Stored data.
===============
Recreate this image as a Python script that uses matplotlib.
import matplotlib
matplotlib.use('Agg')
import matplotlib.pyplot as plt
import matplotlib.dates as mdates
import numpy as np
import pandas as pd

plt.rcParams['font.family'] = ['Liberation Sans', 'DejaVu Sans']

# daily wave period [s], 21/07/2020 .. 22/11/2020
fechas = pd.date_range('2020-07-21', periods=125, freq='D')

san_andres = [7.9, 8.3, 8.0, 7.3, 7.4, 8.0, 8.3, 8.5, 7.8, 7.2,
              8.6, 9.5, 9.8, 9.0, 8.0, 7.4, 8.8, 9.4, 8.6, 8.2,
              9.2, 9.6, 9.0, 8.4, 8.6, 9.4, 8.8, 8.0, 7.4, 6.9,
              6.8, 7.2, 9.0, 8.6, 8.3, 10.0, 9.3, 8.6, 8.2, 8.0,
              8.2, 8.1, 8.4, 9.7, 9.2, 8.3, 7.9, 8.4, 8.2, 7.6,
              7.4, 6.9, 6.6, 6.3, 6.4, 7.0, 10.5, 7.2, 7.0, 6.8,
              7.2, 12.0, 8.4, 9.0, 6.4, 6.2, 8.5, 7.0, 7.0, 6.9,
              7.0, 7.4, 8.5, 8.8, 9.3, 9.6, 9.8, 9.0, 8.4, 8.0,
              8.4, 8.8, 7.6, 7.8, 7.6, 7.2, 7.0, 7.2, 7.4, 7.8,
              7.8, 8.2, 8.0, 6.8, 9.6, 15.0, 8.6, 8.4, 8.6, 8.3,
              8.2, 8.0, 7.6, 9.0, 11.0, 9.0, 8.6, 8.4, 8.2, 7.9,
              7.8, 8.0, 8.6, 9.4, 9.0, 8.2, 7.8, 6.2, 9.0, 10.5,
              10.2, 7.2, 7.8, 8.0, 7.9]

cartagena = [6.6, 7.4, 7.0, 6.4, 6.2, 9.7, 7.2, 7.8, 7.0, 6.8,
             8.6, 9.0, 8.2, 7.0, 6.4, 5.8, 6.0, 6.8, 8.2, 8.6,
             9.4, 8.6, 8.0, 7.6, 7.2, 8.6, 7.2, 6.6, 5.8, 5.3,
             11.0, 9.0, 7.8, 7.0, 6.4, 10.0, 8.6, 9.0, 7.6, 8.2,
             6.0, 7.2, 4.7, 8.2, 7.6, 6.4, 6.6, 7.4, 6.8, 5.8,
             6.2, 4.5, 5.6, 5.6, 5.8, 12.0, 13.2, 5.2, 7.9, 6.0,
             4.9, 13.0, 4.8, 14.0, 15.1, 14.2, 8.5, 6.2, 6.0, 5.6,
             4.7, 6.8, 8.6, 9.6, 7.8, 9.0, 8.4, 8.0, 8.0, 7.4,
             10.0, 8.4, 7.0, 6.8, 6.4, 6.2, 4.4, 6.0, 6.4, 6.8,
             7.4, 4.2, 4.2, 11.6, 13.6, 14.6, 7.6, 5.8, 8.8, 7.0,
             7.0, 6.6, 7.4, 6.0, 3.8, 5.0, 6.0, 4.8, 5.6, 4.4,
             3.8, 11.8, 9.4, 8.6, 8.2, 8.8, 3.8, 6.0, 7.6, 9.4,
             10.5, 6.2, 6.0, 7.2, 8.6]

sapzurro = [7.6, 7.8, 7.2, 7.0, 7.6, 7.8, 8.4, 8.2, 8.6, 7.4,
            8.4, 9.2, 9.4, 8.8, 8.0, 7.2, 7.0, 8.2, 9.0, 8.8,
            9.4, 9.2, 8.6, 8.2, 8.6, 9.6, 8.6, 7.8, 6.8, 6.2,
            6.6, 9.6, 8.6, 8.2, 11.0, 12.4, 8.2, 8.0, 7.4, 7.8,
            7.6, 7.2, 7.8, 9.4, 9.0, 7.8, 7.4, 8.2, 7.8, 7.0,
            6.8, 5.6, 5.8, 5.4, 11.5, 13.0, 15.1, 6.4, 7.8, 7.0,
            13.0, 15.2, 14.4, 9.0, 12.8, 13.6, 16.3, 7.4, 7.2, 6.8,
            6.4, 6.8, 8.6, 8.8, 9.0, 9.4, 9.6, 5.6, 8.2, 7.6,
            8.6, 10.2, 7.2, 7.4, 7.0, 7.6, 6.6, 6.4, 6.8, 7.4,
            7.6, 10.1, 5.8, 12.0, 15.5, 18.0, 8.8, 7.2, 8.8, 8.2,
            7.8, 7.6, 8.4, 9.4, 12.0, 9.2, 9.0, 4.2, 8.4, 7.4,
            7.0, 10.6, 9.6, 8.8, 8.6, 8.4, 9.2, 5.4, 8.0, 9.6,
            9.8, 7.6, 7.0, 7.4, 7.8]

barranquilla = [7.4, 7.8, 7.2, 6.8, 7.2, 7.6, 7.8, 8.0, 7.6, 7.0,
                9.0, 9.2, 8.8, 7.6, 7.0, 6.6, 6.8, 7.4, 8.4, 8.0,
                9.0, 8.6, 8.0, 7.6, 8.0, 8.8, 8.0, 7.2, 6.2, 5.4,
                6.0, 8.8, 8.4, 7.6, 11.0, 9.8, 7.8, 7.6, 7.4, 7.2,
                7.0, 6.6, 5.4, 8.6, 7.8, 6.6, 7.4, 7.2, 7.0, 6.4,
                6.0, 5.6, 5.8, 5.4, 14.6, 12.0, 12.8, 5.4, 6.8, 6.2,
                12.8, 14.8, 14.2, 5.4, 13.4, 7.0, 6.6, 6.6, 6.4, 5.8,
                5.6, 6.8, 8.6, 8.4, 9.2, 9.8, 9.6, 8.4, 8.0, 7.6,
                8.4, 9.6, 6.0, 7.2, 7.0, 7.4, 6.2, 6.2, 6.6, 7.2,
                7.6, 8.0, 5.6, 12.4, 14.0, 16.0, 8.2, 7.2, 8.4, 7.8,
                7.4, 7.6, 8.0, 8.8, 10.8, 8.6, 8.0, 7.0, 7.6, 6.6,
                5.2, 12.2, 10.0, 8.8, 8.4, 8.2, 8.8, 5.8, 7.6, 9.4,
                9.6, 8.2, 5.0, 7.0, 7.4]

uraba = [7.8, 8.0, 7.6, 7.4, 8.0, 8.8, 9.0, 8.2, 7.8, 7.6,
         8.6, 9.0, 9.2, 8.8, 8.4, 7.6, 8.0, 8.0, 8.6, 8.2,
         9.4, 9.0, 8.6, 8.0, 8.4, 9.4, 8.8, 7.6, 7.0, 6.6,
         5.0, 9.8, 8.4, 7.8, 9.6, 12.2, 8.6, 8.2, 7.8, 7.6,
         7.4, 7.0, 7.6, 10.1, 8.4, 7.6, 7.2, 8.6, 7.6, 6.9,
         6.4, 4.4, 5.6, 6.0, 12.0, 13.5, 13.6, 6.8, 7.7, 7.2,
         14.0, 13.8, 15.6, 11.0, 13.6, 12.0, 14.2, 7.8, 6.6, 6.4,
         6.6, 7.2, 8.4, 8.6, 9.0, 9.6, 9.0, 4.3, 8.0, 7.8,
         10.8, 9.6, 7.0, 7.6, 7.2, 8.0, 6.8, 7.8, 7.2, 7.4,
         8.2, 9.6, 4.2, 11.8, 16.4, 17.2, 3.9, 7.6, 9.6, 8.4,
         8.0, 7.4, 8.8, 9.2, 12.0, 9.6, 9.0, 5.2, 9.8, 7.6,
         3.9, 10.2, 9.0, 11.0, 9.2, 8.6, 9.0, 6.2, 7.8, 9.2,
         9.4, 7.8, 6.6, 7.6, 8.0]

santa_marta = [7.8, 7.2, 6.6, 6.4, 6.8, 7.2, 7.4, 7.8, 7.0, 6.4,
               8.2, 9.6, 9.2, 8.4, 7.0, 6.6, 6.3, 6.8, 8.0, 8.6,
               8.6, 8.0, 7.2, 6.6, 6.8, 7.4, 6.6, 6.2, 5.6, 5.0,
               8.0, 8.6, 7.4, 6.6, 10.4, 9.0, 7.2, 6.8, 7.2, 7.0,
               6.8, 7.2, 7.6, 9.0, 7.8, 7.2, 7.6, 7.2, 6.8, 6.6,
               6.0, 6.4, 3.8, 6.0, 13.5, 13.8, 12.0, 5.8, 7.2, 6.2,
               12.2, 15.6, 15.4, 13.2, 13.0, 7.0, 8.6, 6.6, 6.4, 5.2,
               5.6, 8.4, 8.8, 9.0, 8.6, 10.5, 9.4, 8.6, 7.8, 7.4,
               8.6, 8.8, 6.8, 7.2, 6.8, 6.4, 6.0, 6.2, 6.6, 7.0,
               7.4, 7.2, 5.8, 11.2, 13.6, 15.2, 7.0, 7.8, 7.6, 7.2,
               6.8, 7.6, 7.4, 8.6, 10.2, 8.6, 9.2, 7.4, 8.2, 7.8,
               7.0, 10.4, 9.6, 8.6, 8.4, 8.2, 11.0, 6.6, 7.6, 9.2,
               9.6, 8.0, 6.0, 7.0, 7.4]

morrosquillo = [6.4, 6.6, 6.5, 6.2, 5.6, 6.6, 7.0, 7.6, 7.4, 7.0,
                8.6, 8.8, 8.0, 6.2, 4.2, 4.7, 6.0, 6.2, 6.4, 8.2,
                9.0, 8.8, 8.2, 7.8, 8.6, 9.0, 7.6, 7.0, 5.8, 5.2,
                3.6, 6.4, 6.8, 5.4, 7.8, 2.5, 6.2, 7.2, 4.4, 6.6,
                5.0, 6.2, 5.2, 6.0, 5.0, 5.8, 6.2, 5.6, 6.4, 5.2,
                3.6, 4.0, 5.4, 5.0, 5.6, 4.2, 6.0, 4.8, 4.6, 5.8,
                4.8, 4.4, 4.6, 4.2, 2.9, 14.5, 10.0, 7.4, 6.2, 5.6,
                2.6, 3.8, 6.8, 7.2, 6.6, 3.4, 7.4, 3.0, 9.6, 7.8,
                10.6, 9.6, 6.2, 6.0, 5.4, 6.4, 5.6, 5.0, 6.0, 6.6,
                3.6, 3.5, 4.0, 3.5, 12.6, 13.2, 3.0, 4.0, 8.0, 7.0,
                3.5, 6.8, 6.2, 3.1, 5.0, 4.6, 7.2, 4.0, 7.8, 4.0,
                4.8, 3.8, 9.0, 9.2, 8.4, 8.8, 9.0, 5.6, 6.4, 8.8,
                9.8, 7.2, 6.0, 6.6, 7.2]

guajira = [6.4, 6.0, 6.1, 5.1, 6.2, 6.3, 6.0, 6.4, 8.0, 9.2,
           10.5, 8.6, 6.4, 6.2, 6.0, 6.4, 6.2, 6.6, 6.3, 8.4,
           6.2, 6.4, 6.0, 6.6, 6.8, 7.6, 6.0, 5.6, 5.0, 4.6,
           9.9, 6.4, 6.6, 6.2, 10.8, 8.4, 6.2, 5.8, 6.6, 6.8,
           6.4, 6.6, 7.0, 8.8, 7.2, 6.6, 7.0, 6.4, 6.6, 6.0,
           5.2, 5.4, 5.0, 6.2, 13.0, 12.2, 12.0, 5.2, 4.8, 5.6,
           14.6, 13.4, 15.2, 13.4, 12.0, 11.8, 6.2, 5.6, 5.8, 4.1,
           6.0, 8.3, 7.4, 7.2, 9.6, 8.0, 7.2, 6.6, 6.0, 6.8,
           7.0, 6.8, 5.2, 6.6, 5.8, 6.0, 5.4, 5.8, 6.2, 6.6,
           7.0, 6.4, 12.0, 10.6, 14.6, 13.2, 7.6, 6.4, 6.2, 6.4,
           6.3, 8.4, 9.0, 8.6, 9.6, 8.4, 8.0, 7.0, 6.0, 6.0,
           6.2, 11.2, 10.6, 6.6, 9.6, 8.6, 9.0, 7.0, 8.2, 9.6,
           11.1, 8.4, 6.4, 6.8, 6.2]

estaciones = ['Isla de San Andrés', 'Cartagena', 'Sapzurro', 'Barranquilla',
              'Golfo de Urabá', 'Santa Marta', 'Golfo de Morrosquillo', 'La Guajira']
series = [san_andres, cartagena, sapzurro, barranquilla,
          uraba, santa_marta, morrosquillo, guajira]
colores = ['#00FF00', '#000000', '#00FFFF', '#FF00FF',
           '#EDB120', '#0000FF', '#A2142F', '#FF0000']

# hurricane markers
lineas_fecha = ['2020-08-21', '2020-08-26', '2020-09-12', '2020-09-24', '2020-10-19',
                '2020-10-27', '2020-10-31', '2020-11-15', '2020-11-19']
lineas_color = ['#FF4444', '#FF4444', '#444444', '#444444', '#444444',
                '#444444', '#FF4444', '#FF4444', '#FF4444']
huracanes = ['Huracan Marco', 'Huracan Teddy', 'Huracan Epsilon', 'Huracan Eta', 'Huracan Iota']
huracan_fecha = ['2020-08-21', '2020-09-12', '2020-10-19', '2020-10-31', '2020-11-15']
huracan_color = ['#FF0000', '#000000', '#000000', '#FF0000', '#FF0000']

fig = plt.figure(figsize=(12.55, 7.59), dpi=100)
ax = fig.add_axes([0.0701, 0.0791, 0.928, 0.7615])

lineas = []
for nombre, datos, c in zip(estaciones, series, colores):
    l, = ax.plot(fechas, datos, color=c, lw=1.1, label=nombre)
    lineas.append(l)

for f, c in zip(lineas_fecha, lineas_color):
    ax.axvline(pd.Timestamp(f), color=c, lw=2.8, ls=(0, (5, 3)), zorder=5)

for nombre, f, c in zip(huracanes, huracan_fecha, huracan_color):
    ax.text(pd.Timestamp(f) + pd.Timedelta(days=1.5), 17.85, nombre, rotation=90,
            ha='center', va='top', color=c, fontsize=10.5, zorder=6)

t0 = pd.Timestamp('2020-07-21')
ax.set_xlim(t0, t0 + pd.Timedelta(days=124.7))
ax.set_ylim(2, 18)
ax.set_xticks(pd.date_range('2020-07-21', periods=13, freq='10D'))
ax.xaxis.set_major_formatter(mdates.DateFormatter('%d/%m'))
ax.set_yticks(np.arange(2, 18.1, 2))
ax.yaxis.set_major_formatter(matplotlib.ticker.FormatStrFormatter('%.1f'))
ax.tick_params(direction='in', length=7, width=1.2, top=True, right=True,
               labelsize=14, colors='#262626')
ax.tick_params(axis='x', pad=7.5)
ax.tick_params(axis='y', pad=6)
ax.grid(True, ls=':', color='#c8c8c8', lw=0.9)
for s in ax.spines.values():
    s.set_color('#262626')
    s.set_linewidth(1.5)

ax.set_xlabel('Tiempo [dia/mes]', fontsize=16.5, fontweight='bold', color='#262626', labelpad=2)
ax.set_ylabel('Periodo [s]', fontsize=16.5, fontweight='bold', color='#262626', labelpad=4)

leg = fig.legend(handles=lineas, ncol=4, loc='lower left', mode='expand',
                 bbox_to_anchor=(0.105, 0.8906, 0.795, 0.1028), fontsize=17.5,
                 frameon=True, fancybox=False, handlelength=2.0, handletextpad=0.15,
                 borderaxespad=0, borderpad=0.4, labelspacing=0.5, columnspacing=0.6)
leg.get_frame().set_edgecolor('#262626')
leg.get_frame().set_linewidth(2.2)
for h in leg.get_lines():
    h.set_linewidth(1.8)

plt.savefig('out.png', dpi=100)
===============
Challenge.
Only the lines from the opening of the material through the line with "fechas = pd.date_range('2020-07-21', periods=125, freq='D')" should be echoed, exactly as written.

Task output.
Recreate this image as a Python script that uses matplotlib.
import matplotlib
matplotlib.use('Agg')
import matplotlib.pyplot as plt
import matplotlib.dates as mdates
import numpy as np
import pandas as pd

plt.rcParams['font.family'] = ['Liberation Sans', 'DejaVu Sans']

# daily wave period [s], 21/07/2020 .. 22/11/2020
fechas = pd.date_range('2020-07-21', periods=125, freq='D')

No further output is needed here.